2. You won't have any add-ons.
Add-ons are a huge draw for Firefox fans, and none of these are available in Chrome yet. Google does intend to create an API for such extensions, but for now you'll have to make do without your AdBlocks, Better Gmails, and BugMeNots--or you'll have to switch between browsers to use the add-ons you want when you want them.
3. You can't synchronize.
One big plus of Firefox is its ability to synchronize across multiple computers using Mozilla's Weave option. This arrangement allows you to keep your home browser, your laptop browser, and your work browser looking identical at all times--and once you get used to that level of synchronization, it's hard to give up. Chrome doesn't yet have that capability.
4. You may draw the short stick on standards.

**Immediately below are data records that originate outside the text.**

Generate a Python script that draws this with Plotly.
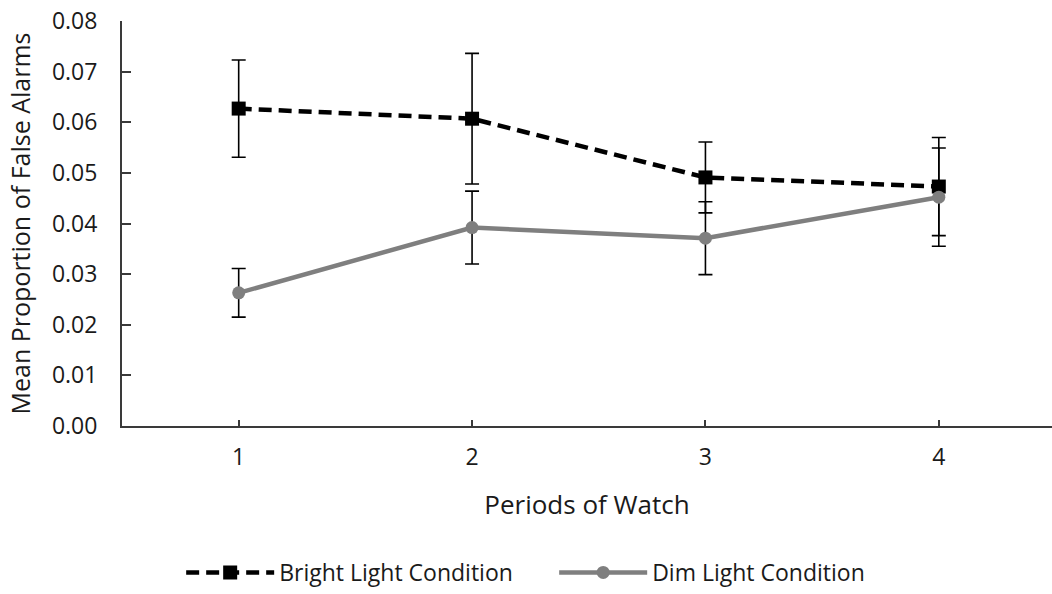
import plotly.graph_objects as go

periods = [1, 2, 3, 4]
period_labels = ["1", "2", "3", "4"]

bright_mean = [0.0627, 0.0607, 0.0491, 0.0473]
bright_err = [0.0096, 0.0129, 0.0070, 0.0097]

dim_mean = [0.0263, 0.0392, 0.0371, 0.0452]
dim_err = [0.0048, 0.0072, 0.0072, 0.0097]

y_ticks = [0.00, 0.01, 0.02, 0.03, 0.04, 0.05, 0.06, 0.07, 0.08]

FONT = "Open Sans"

fig = go.Figure()
fig.add_trace(go.Scatter(
    x=periods, y=bright_mean, name="Bright Light Condition",
    mode="lines+markers",
    line=dict(color="black", width=4.5, dash="13px,7px"),
    marker=dict(symbol="square", size=14, color="black"),
    error_y=dict(type="data", array=bright_err, visible=True,
                 color="black", thickness=1.6, width=7),
))
fig.add_trace(go.Scatter(
    x=periods, y=dim_mean, name="Dim Light Condition",
    mode="lines+markers",
    line=dict(color="#7f7f7f", width=4.5),
    marker=dict(symbol="circle", size=13, color="#7f7f7f"),
    error_y=dict(type="data", array=dim_err, visible=True,
                 color="black", thickness=1.6, width=7),
))

fig.update_layout(
    width=1052, height=594,
    margin=dict(l=122, r=0, t=21, b=168),
    paper_bgcolor="white", plot_bgcolor="white",
    font=dict(family=FONT, size=23, color="#1a1a1a"),
    showlegend=True,
    legend=dict(orientation="h", x=0.4647, xanchor="center",
                yref="container", y=0, yanchor="bottom",
                itemwidth=88, font=dict(size=23), traceorder="normal",
                entrywidth=270),
    xaxis=dict(
        range=[0.5, 4.485], tickvals=periods, ticktext=period_labels,
        showline=True, linecolor="#3a3a3a", linewidth=2,
        ticks="inside", ticklen=6, tickcolor="#3a3a3a", tickwidth=2,
        showgrid=False, zeroline=False, ticklabelstandoff=9,
        automargin=False,
        title=dict(text="Periods of Watch", font=dict(size=26), standoff=25),
    ),
    yaxis=dict(
        range=[0, 0.08], tickvals=y_ticks, tickformat=".2f",
        showline=True, linecolor="#3a3a3a", linewidth=2,
        ticks="inside", ticklen=9, tickcolor="#3a3a3a", tickwidth=1.5,
        showgrid=False, zeroline=False, ticklabelstandoff=18,
        ticklabeloverflow="allow",
        automargin=False,
        title=dict(text="Mean Proportion of False Alarms", font=dict(size=25), standoff=14),
    ),
)

fig.write_html("out.html", config={"displayModeBar": False},
               post_script="document.body.style.margin='0';")
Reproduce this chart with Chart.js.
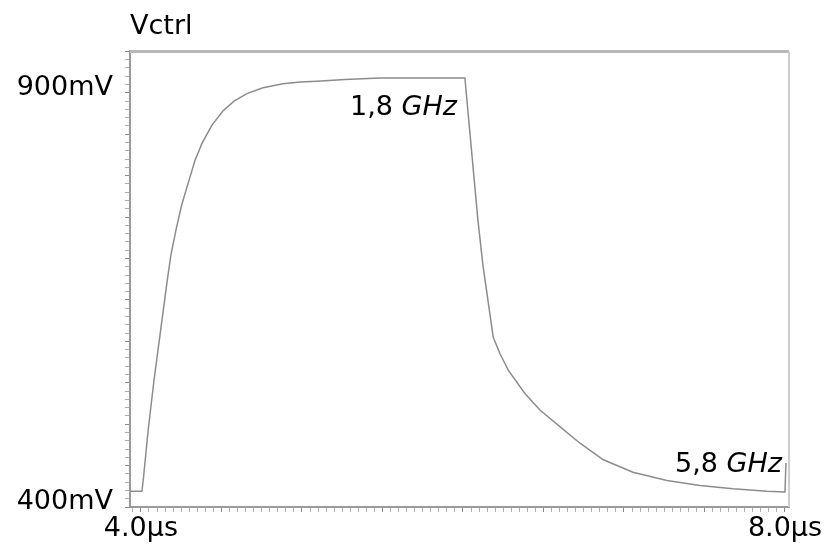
<!DOCTYPE html>
<html>
<head>
<meta charset="utf-8">
<script src="https://cdn.jsdelivr.net/npm/chart.js@4/dist/chart.umd.min.js"></script>
<style>
  html, body { margin: 0; padding: 0; background: #fff; }
</style>
</head>
<body>
<canvas id="myChart" width="824" height="548"></canvas>
<script>
// 시간 (µs) 과 제어 전압 (mV)
const timeUs = [3.932, 4.006, 4.014, 4.045, 4.081, 4.122, 4.163, 4.186, 4.217, 4.252, 4.298, 4.335, 4.379,
  4.441, 4.509, 4.578, 4.658, 4.758, 4.882, 4.988, 5.093, 5.267, 5.484, 6.012,
  6.093, 6.124, 6.188, 6.230, 6.282, 6.385, 6.478, 6.602, 6.727, 6.872,
  7.056, 7.267, 7.472, 7.677, 7.888, 8.000, 8.006];
const vctrlMv = [419, 419, 432, 493, 553, 613, 673, 704, 734, 764, 794, 818, 839,
  861, 878, 890, 899, 906, 911, 913, 914, 916, 918, 918,
  746, 692, 605, 585, 565, 537, 517, 497, 477, 457,
  442, 432, 426, 422, 419, 418, 453];

// 눈금 라벨
const xLabelValues = [4, 8];
const xLabelTexts = ['4.0µs', '8.0µs'];
const yLabelValues = [400, 900];
const yLabelTexts = ['400mV', '900mV'];

// 주파수 표시
const freqNums = ['1,8 ', '5,8 '];
const freqUnits = ['GHz', 'GHz'];
const freqAtUs = [5.963, 7.981];
const freqAtMv = [882, 451];

const FONT = 'DejaVu Sans';

function pickLabel(values, texts, v) {
  const i = values.findIndex(t => Math.abs(t - v) < 1e-6);
  return i >= 0 ? texts[i] : '';
}

// 테두리와 주파수 글자를 그리는 플러그인
const framePlugin = {
  id: 'framePlugin',
  afterDatasetsDraw(chart) {
    const { ctx, chartArea: a, scales: { x, y } } = chart;
    ctx.save();
    ctx.strokeStyle = '#b8b8b8';
    ctx.lineWidth = 3;
    ctx.beginPath();
    ctx.moveTo(a.left, a.top);
    ctx.lineTo(a.right, a.top);
    ctx.stroke();
    ctx.strokeStyle = '#cccccc';
    ctx.lineWidth = 2;
    ctx.beginPath();
    ctx.moveTo(a.right, a.top);
    ctx.lineTo(a.right, a.bottom);
    ctx.stroke();

    ctx.fillStyle = '#000';
    ctx.textBaseline = 'middle';
    ctx.textAlign = 'left';
    freqNums.forEach((num, i) => {
      const right = x.getPixelForValue(freqAtUs[i]);
      const cy = y.getPixelForValue(freqAtMv[i]);
      ctx.font = 'italic 27px "' + FONT + '"';
      const wu = ctx.measureText(freqUnits[i]).width;
      ctx.font = '27px "' + FONT + '"';
      const wn = ctx.measureText(num).width;
      ctx.fillText(num, right - wu - wn, cy);
      ctx.font = 'italic 27px "' + FONT + '"';
      ctx.fillText(freqUnits[i], right - wu, cy);
    });
    ctx.restore();
  }
};

const ctx = document.getElementById('myChart').getContext('2d');
const myChart = new Chart(ctx, {
  type: 'line',
  data: {
    datasets: [{
      data: timeUs.map((t, i) => ({ x: t, y: vctrlMv[i] })),
      borderColor: '#8c8c8c',
      borderWidth: 1.5,
      pointRadius: 0,
      tension: 0,
      fill: false
    }]
  },
  options: {
    responsive: false,
    animation: false,
    devicePixelRatio: 1,
    layout: { padding: { left: 0, right: 35, top: 0, bottom: 0 } },
    plugins: {
      legend: { display: false },
      tooltip: { enabled: false },
      title: {
        display: true,
        text: 'Vctrl',
        align: 'start',
        fullSize: false,
        color: '#000',
        font: { family: FONT, size: 27, weight: 'normal' },
        padding: { top: 11, bottom: 8 }
      }
    },
    scales: {
      x: {
        type: 'linear',
        min: 3.932,
        max: 8.025,
        afterBuildTicks: scale => {
          const ticks = [];
          for (let k = 79; k <= 160; k++) ticks.push({ value: k * 0.05 });
          scale.ticks = ticks;
        },
        afterFit: scale => {
          scale.paddingLeft = 0;
          scale.paddingRight = 0;
          scale.height = 41;
        },
        ticks: {
          autoSkip: false,
          maxRotation: 0,
          padding: 1,
          color: '#000',
          font: { family: FONT, size: 27 },
          callback: v => pickLabel(xLabelValues, xLabelTexts, v)
        },
        grid: {
          drawOnChartArea: false,
          tickLength: 5,
          tickColor: c => (Math.abs(c.tick.value * 2 - Math.round(c.tick.value * 2)) < 1e-6 ? '#888' : '#b0b0b0')
        },
        border: { color: '#9a9a9a', width: 2 }
      },
      y: {
        type: 'linear',
        min: 400,
        max: 950,
        afterBuildTicks: scale => {
          const ticks = [];
          for (let v = 400; v <= 950; v += 10) ticks.push({ value: v });
          scale.ticks = ticks;
        },
        afterFit: scale => {
          scale.width = 130;
          scale.paddingTop = 0;
          scale.paddingBottom = 0;
        },
        ticks: {
          autoSkip: false,
          padding: 12,
          labelOffset: -5,
          color: '#000',
          font: { family: FONT, size: 27 },
          callback: v => pickLabel(yLabelValues, yLabelTexts, v)
        },
        grid: {
          drawOnChartArea: false,
          tickLength: 5,
          tickColor: c => (c.tick.value % 50 === 0 ? '#888' : '#b0b0b0')
        },
        border: { color: '#9a9a9a', width: 2 }
      }
    }
  },
  plugins: [framePlugin]
});
</script>
</body>
</html>
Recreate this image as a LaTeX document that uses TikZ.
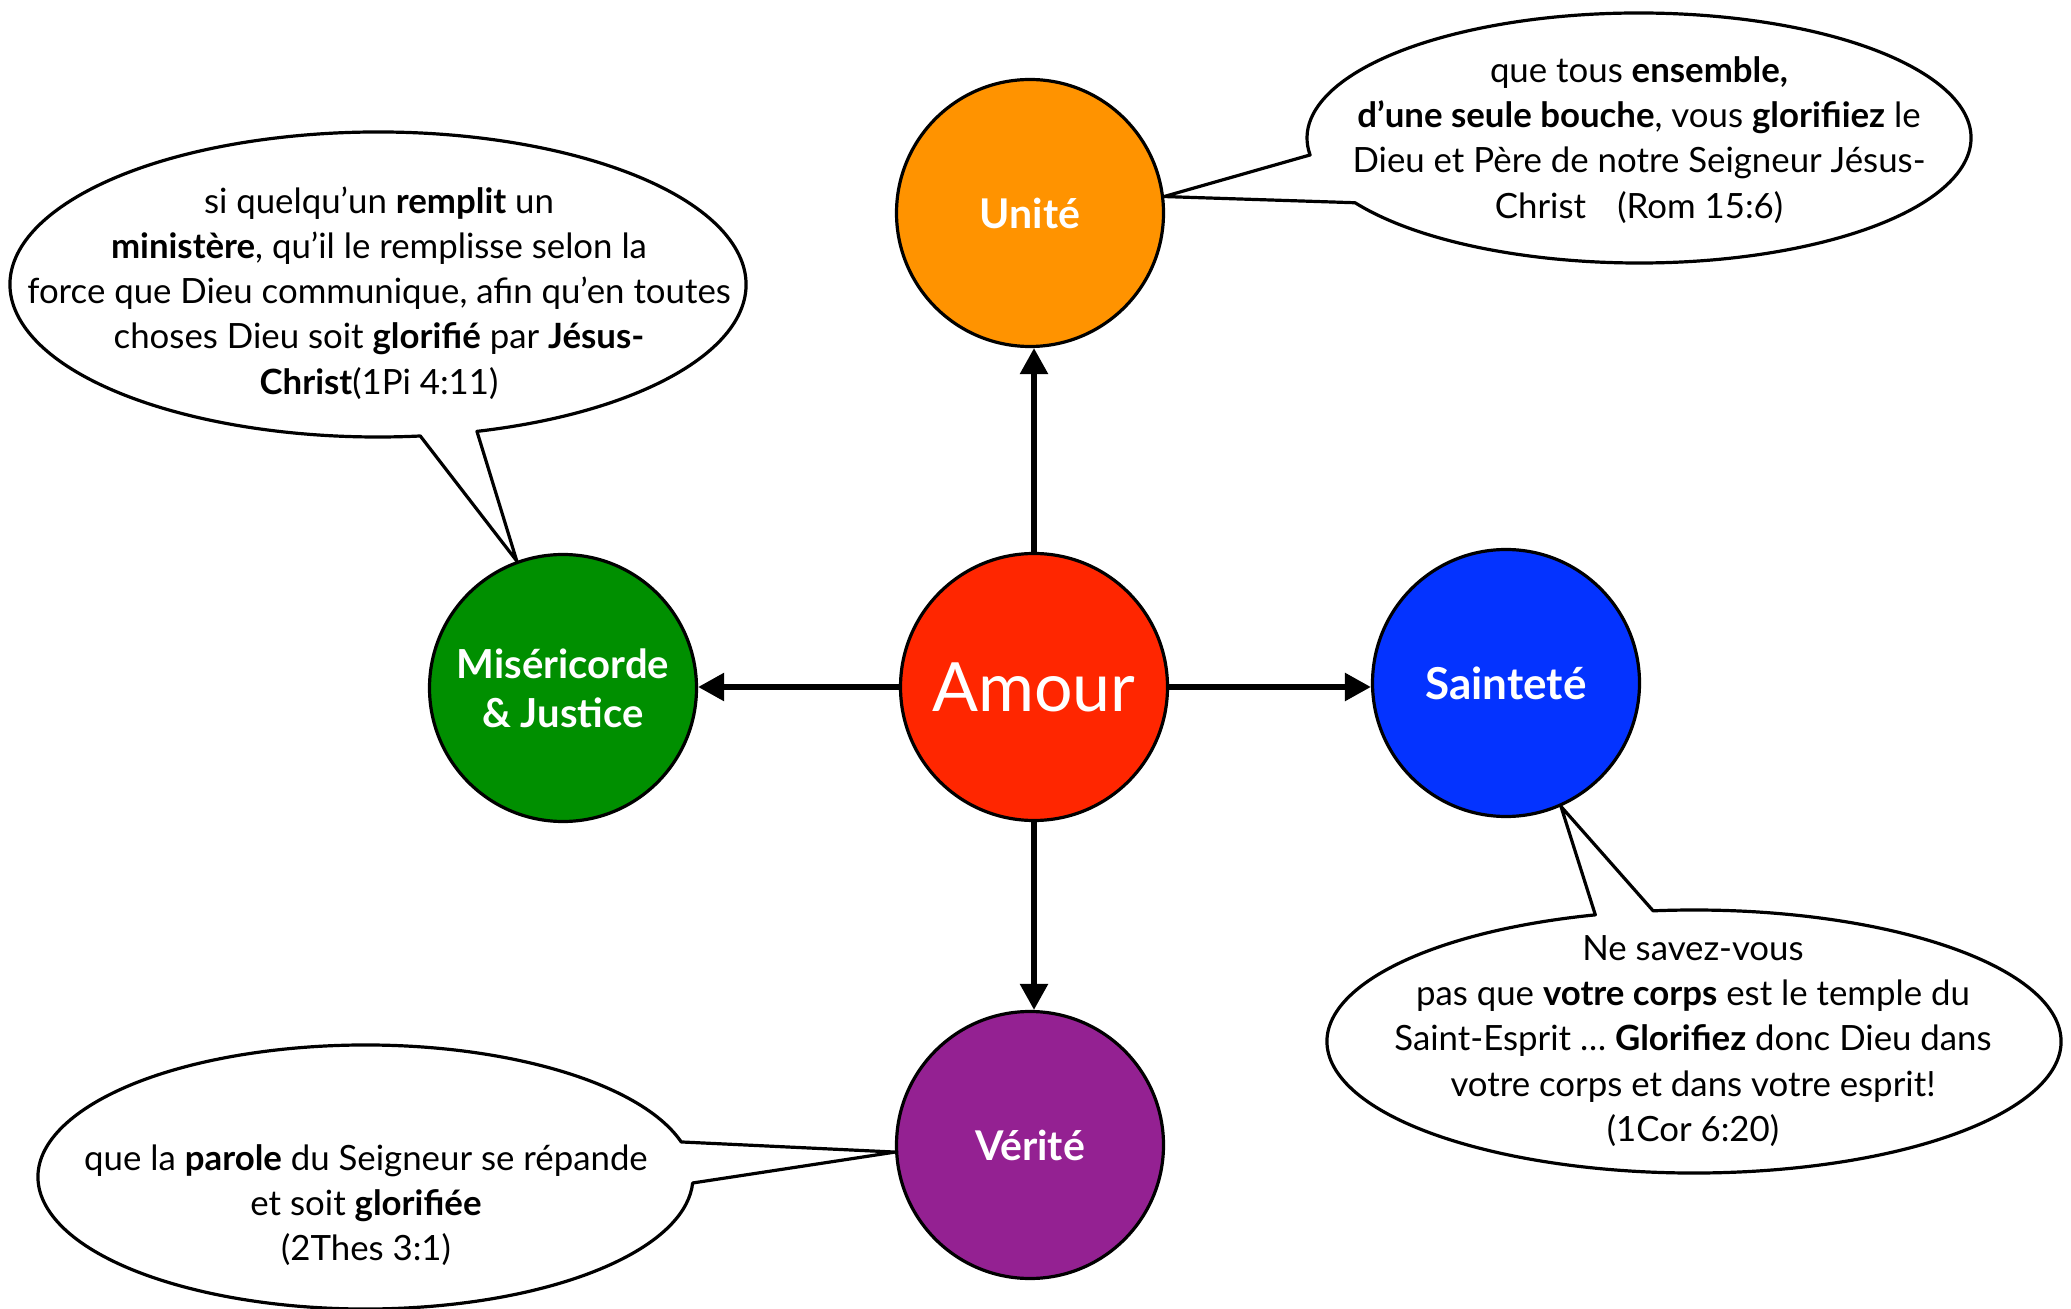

Standards get a little less standard as this new player enters the equation. It's based on WebKit, the same open-source system that drives Apple's Safari; but when you look at pages in Chrome compared to pages in Firefox or IE, you'll notice a difference in text formatting. And since most sites give coding priority to the market leader, you might be setting yourself up for disappointment with Chrome.
5. You're giving advertisers extra ammo.
Have you seen all the hype about Google's privacy practices and how much of your data it shares with advertisers? Imagine the potential ammo you're giving it by using this browser. Google will now have total control over your experience from the time you open Chrome to the time you shut down. In some sense, you might just as well invite DoubleClick to watch over your shoulder while you surf.
6. The dropdown bar is dropped.
The idea of the URL dropdown bar is dropped in Chrome. To compensate, the browser offers "intelligent" features in its Omnibox; but if you like being able to see your recent URLs at the click of a button, you'll miss the dropdown bar.
7. You lose some history power.
Chrome's History functions are less versatile than the powerhouse ones built by Firefox. Chrome offers only a simple screen showing your day-by-day history. The ability to sort everything by date, site, or most visited appear to have joined the distaff and spindle on the ash heap.
So there you have it: the good, the bad, and the ambiguous of Google's first foray into browsing. You've heard the hype; now, the decision is yours. Whose campaign will you be joining?